Sunday, May 29, 2011

Speakers seek halt in deportations

REFORM: Activists, politicians, others take part in bipartisan rally.

VAN NUYS - Immigration activists, officeholders and Christian leaders rallied at a San Fernando Valley church on Saturday, renewing angry calls for President Barack Obama to order a halt of deportations they say shatter the families of legal U.S. residents.

Mayor Antonio Villaraigosa, Rep. Howard Berman, D-Van Nuys, and immigration-reform proponent Rep. Luis Gutierrez, D-Ill., were among the speakers at La Iglesia en la Camino (The Church on the Way) in what was billed as a bipartisan town-hall meeting.

"When communities are terrorized by ICE (Immigration and Customs Enforcement) raids, when nursing mothers are torn from their babies, when children come home from school to find their parents missing, when people are detained without access to legal counsel ... the system just isn't working, and we need to change it now," Gutierrez said.

Gutierrez then told the audience this was a passage from a 2008 Obama campaign speech, and charged Obama has failed to fulfill his promise to help.

Gutierrez, chairman of the House Democratic Caucus Immigration Task Force, said the administration's strategy of stepping up deportations to try to win over opponents of immigrant-rights expansions has failed.

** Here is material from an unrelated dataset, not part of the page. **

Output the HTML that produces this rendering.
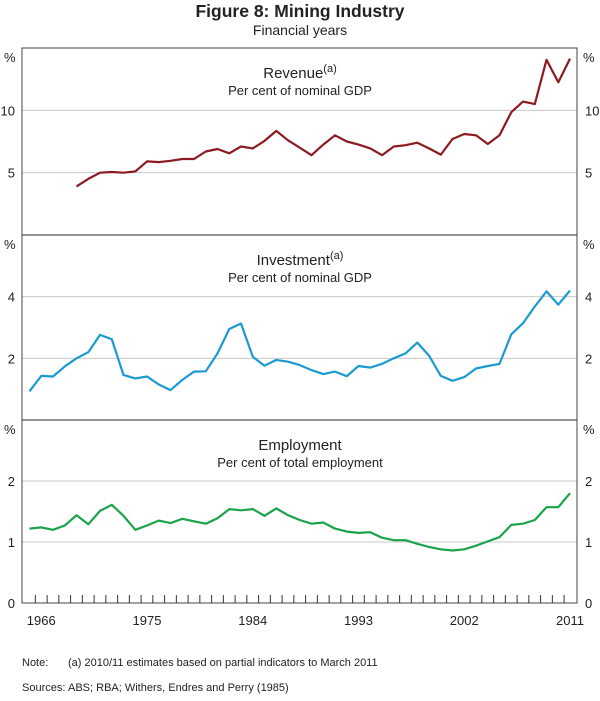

About 400 people attended the event put on by the church and Conservatives for Comprehensive Immigration Reform, fewer than organizers expected.

Robert Gittelson, a founder of the conservative group, said the small attendance

reflected the "despair" felt by many Latinos about the prospects for immigrant-rights expansion in the current Congress.

Conducted in English and Spanish, the event featured testimonials from three families that organizers said are being hurt by the deportations of otherwise law-abiding illegal immigrants.

Andrea Sosa, 19, a student at California State University, Northridge, who said she didn't learn she was undocumented until she was in high school, told the crowd her parents were deported to Colombia last year, and she and her 16- and 7-year-old sisters fear they will face deportation.

U.S.-born Randy Meza, 13, whose parents face deportation to Mexico after more than 20 years in California, said his "life would be ruined" if he is forced to leave his home country.

Concepcion Flores spoke of caring for four grandchildren after their mother was deported to El Salvador and murdered there by gangsters.

Villaraigosa said it's important to involve evangelical leaders to present the immigration-reform campaign as more than a liberal cause and "(change) the tone and tenor of the debate."

Added Rev. Jim Tolle, pastor of La Iglesia en el Camino: "This is not just a political issue. This is not just an economic issue. We believe this is a moral and spiritual issue."

Berman, a co-sponsor of the Development, Relief and Education for Alien Minors (DREAM) Act legislation that would extend legal residency for immigrant college students, said he remains optimistic that so-called reforms will get through Congress.

In an interview, Angelica Salas, executive director of the Coalition for Humane Immigrant Rights of Los Angeles, said halting deportations would help about 8 million people.